*

*
*

Sunday, March 13, 2011

FRESH

     The word "fresh" is one of my favorites. I like fresh starts and fresh mornings and fresh fruit and vegetables. I like everything that fresh implies. I even like the sound of the word. Fresh. It is new, original, untainted, awake, clean, free from all that is stale and tired. It is surprising and clever, creative. That's how I want to be.
     I want to approach each day fresh, and if I'm not feeling it, I need to be honest about what's going on inside me. Tired and unmotivated is more than lack of sleep. If I'm dragging through my days I am missing out. What do I need to freshen things up? A change in perspective? More time for restoration and reflection? Better eating habits? I used to think that adding drama and chaos was just the ticket, but I've learned. That's not it. Drama drains me utterly and leaves me depleted and unmotivated, wilted and worn out. And when I was single, my favorite cureall was always "a relationship." If only I had a boyfriend, then all of my woes would be gone. But that was never true either. If I couldn't be fresh on my own, there was no hope for having any kind of freshness in relationship; it was old patterns revisited and the same old suffocating dysfunction and misery as before: trying to be pleasing, afraid of losing what I thought was love.
     If I want to feel freshness in my life I must be freshness.

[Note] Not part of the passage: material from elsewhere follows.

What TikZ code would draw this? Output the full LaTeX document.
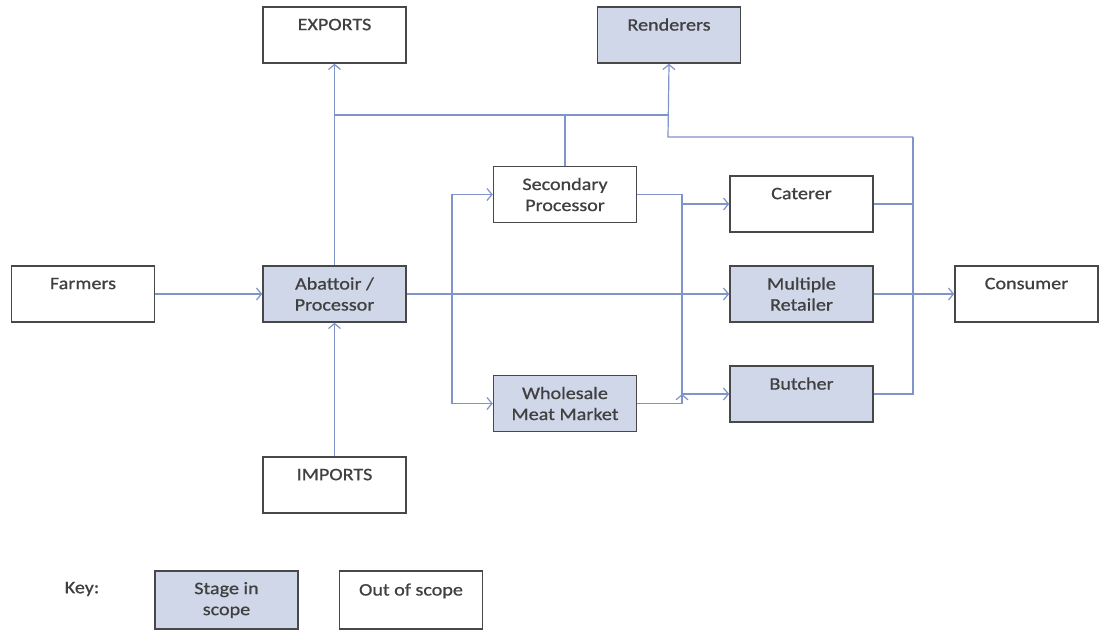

I must be clean and sparkling from the inside out. And what makes me clean and sparkling is excitement, a bit of a racing heart over something, anything... the courage to try what I've always wanted to do but been afraid, a drive and exploration to a new part of town, inviting someone I like to have a cup of coffee, taking a walk where I've not walked before. If I want to feel new, I have to be willing to do new things.

Where is my life flat, and how can I freshen things up?